- Task to complete -
Transcribe all of the material exactly, except for its pictures.

- Provided data -
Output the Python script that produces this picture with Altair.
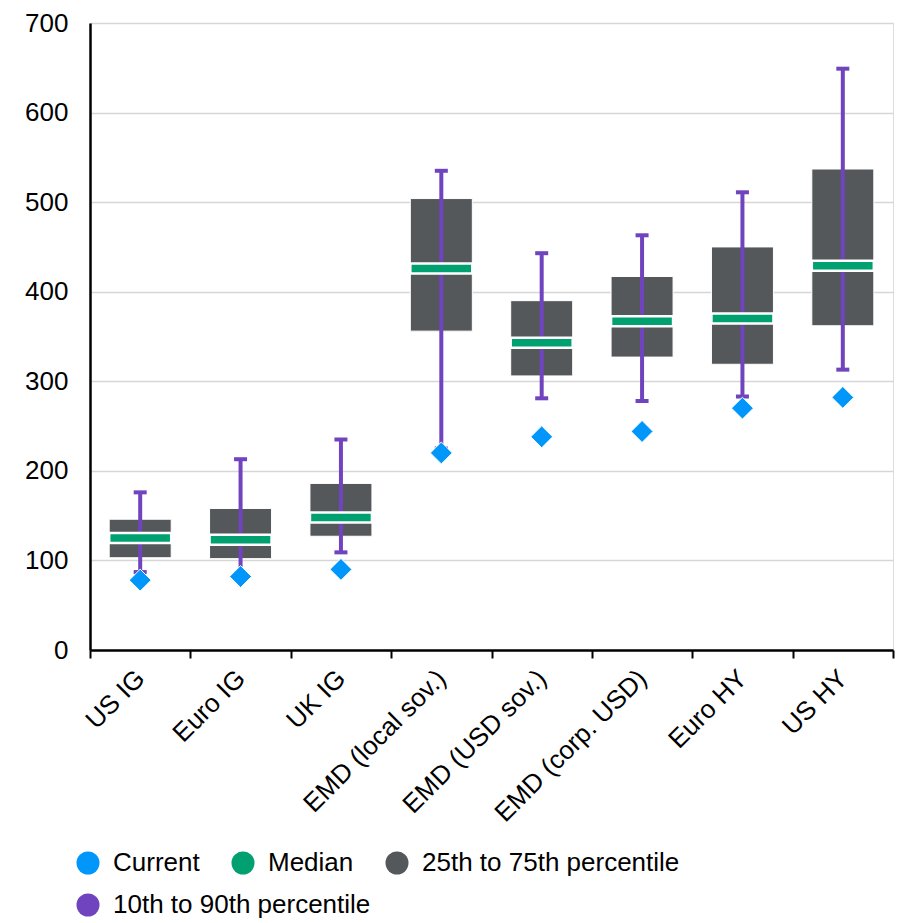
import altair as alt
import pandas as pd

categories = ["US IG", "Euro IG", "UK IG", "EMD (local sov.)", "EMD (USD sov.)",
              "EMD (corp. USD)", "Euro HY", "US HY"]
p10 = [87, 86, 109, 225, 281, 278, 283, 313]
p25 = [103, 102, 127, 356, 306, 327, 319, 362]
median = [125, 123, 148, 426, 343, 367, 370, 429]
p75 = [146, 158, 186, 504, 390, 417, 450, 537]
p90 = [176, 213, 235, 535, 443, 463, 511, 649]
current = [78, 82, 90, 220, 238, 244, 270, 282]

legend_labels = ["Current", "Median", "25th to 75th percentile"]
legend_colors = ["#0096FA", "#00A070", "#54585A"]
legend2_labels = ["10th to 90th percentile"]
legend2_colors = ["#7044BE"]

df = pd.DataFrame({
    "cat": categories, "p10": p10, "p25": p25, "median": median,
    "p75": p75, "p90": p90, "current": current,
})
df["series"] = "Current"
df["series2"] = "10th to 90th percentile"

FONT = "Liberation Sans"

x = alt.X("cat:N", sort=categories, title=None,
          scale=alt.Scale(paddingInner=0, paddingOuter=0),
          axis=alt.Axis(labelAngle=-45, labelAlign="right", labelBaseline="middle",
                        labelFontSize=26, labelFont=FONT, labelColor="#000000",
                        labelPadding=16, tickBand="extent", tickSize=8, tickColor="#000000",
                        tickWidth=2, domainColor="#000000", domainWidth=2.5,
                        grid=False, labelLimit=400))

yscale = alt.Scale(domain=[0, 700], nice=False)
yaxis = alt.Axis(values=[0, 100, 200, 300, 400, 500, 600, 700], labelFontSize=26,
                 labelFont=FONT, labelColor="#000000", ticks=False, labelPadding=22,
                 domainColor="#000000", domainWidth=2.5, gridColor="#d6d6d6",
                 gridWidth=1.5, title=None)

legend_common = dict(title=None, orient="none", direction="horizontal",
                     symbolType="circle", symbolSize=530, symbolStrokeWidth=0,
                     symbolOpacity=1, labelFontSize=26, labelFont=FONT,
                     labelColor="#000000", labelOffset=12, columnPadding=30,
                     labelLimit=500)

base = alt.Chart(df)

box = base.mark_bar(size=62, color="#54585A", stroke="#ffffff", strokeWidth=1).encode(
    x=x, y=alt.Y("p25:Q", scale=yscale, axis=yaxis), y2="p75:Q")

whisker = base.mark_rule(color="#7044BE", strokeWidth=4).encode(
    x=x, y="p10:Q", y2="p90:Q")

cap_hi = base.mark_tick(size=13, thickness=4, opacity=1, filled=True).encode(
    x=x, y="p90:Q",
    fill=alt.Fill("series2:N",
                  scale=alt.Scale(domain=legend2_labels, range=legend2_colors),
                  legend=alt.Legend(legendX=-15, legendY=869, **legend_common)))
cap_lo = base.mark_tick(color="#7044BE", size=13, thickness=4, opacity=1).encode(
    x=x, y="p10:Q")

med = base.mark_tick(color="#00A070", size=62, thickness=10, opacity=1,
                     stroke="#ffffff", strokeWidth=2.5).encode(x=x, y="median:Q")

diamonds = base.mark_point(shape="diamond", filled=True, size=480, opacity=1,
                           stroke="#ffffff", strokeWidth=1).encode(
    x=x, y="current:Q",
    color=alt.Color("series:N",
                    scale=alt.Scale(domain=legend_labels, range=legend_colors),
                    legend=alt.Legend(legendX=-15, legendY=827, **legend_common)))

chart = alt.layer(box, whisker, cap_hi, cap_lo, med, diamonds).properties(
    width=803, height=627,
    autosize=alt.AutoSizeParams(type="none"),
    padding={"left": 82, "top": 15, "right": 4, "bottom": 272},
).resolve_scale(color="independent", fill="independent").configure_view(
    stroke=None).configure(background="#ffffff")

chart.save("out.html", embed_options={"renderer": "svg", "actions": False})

- Solution -
Output the Python script that produces this picture with Altair.
import altair as alt
import pandas as pd

categories = ["US IG", "Euro IG", "UK IG", "EMD (local sov.)", "EMD (USD sov.)",
              "EMD (corp. USD)", "Euro HY", "US HY"]
p10 = [87, 86, 109, 225, 281, 278, 283, 313]
p25 = [103, 102, 127, 356, 306, 327, 319, 362]
median = [125, 123, 148, 426, 343, 367, 370, 429]
p75 = [146, 158, 186, 504, 390, 417, 450, 537]
p90 = [176, 213, 235, 535, 443, 463, 511, 649]
current = [78, 82, 90, 220, 238, 244, 270, 282]

legend_labels = ["Current", "Median", "25th to 75th percentile"]
legend_colors = ["#0096FA", "#00A070", "#54585A"]
legend2_labels = ["10th to 90th percentile"]
legend2_colors = ["#7044BE"]

df = pd.DataFrame({
    "cat": categories, "p10": p10, "p25": p25, "median": median,
    "p75": p75, "p90": p90, "current": current,
})
df["series"] = "Current"
df["series2"] = "10th to 90th percentile"

FONT = "Liberation Sans"

x = alt.X("cat:N", sort=categories, title=None,
          scale=alt.Scale(paddingInner=0, paddingOuter=0),
          axis=alt.Axis(labelAngle=-45, labelAlign="right", labelBaseline="middle",
                        labelFontSize=26, labelFont=FONT, labelColor="#000000",
                        labelPadding=16, tickBand="extent", tickSize=8, tickColor="#000000",
                        tickWidth=2, domainColor="#000000", domainWidth=2.5,
                        grid=False, labelLimit=400))

yscale = alt.Scale(domain=[0, 700], nice=False)
yaxis = alt.Axis(values=[0, 100, 200, 300, 400, 500, 600, 700], labelFontSize=26,
                 labelFont=FONT, labelColor="#000000", ticks=False, labelPadding=22,
                 domainColor="#000000", domainWidth=2.5, gridColor="#d6d6d6",
                 gridWidth=1.5, title=None)

legend_common = dict(title=None, orient="none", direction="horizontal",
                     symbolType="circle", symbolSize=530, symbolStrokeWidth=0,
                     symbolOpacity=1, labelFontSize=26, labelFont=FONT,
                     labelColor="#000000", labelOffset=12, columnPadding=30,
                     labelLimit=500)

base = alt.Chart(df)

box = base.mark_bar(size=62, color="#54585A", stroke="#ffffff", strokeWidth=1).encode(
    x=x, y=alt.Y("p25:Q", scale=yscale, axis=yaxis), y2="p75:Q")

whisker = base.mark_rule(color="#7044BE", strokeWidth=4).encode(
    x=x, y="p10:Q", y2="p90:Q")

cap_hi = base.mark_tick(size=13, thickness=4, opacity=1, filled=True).encode(
    x=x, y="p90:Q",
    fill=alt.Fill("series2:N",
                  scale=alt.Scale(domain=legend2_labels, range=legend2_colors),
                  legend=alt.Legend(legendX=-15, legendY=869, **legend_common)))
cap_lo = base.mark_tick(color="#7044BE", size=13, thickness=4, opacity=1).encode(
    x=x, y="p10:Q")

med = base.mark_tick(color="#00A070", size=62, thickness=10, opacity=1,
                     stroke="#ffffff", strokeWidth=2.5).encode(x=x, y="median:Q")

diamonds = base.mark_point(shape="diamond", filled=True, size=480, opacity=1,
                           stroke="#ffffff", strokeWidth=1).encode(
    x=x, y="current:Q",
    color=alt.Color("series:N",
                    scale=alt.Scale(domain=legend_labels, range=legend_colors),
                    legend=alt.Legend(legendX=-15, legendY=827, **legend_common)))

chart = alt.layer(box, whisker, cap_hi, cap_lo, med, diamonds).properties(
    width=803, height=627,
    autosize=alt.AutoSizeParams(type="none"),
    padding={"left": 82, "top": 15, "right": 4, "bottom": 272},
).resolve_scale(color="independent", fill="independent").configure_view(
    stroke=None).configure(background="#ffffff")

chart.save("out.html", embed_options={"renderer": "svg", "actions": False})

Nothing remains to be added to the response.